═════ Dataset content

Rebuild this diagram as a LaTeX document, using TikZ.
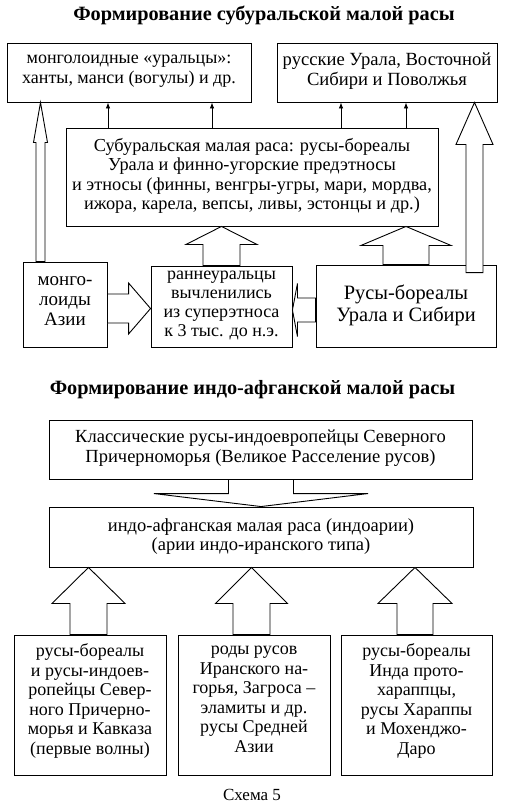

══════════
═════ Dataset content

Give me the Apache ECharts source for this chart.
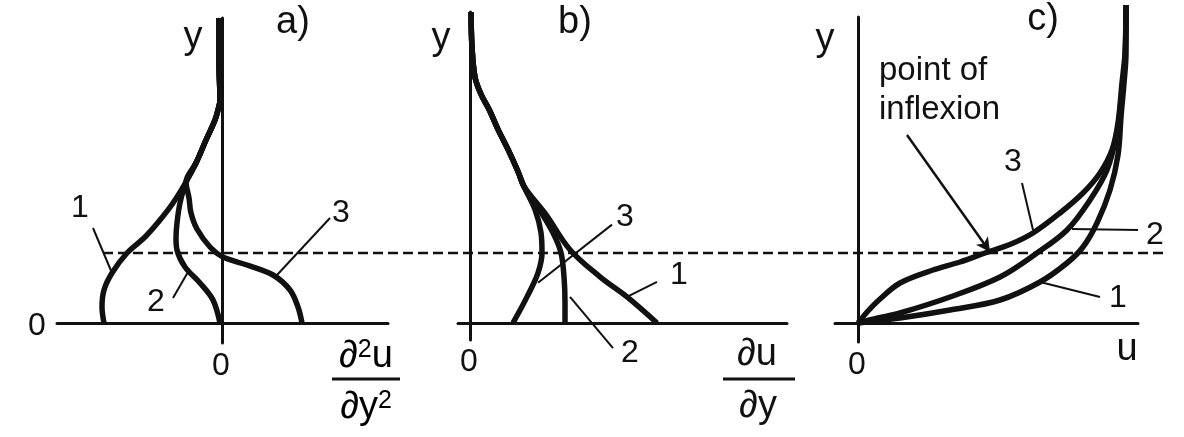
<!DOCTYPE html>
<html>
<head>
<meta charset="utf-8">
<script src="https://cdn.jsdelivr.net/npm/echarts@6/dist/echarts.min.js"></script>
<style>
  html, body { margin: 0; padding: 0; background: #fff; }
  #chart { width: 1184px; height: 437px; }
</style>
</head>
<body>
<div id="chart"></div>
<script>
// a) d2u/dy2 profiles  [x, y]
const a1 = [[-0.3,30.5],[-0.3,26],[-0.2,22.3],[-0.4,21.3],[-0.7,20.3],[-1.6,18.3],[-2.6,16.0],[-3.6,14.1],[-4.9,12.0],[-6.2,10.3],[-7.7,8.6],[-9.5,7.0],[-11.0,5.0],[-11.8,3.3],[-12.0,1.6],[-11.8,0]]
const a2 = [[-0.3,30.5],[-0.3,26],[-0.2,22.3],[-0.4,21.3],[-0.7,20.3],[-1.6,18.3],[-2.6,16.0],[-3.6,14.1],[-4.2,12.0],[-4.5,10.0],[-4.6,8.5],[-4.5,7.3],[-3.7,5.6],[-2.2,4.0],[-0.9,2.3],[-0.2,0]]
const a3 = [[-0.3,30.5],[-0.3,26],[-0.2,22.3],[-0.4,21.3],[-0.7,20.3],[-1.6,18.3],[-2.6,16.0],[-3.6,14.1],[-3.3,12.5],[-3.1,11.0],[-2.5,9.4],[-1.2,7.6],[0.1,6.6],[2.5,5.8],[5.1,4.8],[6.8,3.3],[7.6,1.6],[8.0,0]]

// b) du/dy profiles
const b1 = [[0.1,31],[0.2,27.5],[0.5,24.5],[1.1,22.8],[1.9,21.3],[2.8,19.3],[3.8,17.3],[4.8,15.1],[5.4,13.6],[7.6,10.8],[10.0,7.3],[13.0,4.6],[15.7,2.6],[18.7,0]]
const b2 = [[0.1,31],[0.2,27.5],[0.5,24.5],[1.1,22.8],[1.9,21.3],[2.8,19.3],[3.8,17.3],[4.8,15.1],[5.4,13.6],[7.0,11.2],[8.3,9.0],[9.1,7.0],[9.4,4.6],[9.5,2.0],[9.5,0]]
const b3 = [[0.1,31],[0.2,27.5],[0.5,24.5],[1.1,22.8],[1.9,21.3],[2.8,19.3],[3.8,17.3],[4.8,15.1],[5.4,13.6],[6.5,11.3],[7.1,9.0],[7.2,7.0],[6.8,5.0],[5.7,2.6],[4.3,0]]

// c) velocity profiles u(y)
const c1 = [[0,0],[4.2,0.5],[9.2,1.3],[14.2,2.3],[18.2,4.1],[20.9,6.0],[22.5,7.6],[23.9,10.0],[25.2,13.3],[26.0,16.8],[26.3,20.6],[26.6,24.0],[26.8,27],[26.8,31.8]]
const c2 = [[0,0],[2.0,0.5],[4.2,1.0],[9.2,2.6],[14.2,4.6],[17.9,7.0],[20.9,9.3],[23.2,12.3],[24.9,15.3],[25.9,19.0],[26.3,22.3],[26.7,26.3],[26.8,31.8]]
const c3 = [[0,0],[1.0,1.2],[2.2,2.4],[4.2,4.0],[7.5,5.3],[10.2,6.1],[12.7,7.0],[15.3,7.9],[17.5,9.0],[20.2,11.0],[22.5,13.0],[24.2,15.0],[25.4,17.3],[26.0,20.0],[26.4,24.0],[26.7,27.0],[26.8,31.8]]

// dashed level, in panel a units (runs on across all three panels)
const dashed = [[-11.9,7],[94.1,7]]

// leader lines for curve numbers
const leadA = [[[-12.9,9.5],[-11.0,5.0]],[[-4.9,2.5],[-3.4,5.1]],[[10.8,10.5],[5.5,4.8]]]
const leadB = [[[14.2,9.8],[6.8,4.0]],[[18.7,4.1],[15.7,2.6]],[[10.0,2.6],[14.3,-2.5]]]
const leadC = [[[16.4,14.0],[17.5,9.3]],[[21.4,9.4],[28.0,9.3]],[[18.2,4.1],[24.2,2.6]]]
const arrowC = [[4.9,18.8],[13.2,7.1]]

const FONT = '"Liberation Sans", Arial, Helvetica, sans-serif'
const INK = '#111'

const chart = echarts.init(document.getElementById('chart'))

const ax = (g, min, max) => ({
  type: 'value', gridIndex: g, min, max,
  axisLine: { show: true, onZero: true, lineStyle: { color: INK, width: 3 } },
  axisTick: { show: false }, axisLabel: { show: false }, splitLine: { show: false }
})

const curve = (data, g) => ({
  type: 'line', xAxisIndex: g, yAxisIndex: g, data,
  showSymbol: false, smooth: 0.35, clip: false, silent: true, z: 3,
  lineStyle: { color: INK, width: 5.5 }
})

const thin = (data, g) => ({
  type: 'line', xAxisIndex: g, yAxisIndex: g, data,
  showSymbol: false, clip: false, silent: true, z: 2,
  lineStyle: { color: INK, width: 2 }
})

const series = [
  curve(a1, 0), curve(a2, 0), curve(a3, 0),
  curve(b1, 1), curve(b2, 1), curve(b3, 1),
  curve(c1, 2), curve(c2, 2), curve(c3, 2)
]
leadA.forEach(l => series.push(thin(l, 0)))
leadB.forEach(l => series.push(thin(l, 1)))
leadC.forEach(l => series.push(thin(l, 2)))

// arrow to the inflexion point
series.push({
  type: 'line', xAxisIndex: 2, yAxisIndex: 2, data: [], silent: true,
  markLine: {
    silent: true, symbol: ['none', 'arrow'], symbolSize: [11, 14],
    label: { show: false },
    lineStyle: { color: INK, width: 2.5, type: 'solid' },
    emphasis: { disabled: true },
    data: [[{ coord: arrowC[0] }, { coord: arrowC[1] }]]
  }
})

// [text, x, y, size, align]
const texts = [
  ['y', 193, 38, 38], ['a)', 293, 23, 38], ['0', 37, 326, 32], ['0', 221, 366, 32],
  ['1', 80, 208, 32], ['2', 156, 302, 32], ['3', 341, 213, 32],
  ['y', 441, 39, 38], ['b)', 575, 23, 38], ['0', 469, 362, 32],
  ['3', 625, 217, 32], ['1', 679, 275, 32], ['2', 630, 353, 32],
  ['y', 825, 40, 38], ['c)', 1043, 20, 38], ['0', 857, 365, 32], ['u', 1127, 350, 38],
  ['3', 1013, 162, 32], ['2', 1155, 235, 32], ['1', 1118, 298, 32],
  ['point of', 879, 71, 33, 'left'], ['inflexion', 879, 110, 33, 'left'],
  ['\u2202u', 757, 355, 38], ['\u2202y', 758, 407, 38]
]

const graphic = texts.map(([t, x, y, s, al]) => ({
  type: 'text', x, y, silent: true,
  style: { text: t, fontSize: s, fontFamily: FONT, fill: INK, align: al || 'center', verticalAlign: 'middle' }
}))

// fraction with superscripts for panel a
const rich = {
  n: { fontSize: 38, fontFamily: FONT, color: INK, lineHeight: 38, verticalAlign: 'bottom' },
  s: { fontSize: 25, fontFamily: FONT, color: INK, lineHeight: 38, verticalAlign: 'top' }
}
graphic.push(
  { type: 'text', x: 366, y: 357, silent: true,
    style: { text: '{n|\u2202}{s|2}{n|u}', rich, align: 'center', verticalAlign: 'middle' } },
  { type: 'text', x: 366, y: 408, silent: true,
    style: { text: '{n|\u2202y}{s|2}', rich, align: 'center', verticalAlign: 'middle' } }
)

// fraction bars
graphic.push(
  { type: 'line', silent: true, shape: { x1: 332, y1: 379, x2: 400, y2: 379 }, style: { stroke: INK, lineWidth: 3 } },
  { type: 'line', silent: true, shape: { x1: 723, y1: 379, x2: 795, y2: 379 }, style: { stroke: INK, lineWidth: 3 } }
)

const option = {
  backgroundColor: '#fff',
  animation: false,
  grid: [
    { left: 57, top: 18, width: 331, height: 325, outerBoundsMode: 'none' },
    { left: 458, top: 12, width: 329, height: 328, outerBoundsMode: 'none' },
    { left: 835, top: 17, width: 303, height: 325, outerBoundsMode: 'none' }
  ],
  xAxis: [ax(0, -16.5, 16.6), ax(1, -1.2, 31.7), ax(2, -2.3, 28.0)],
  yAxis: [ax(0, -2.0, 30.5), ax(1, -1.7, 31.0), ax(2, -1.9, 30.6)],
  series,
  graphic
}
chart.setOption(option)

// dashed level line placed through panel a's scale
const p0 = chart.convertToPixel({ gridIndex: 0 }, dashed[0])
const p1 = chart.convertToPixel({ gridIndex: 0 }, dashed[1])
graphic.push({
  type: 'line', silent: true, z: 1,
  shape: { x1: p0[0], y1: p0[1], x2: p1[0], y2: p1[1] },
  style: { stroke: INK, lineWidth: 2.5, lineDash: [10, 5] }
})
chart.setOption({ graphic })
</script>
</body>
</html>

══════════

§ Task brief
Every line in the data that holds "this" should be copied out.

§ Solution
Rebuild this diagram as a LaTeX document, using TikZ.
Give me the Apache ECharts source for this chart.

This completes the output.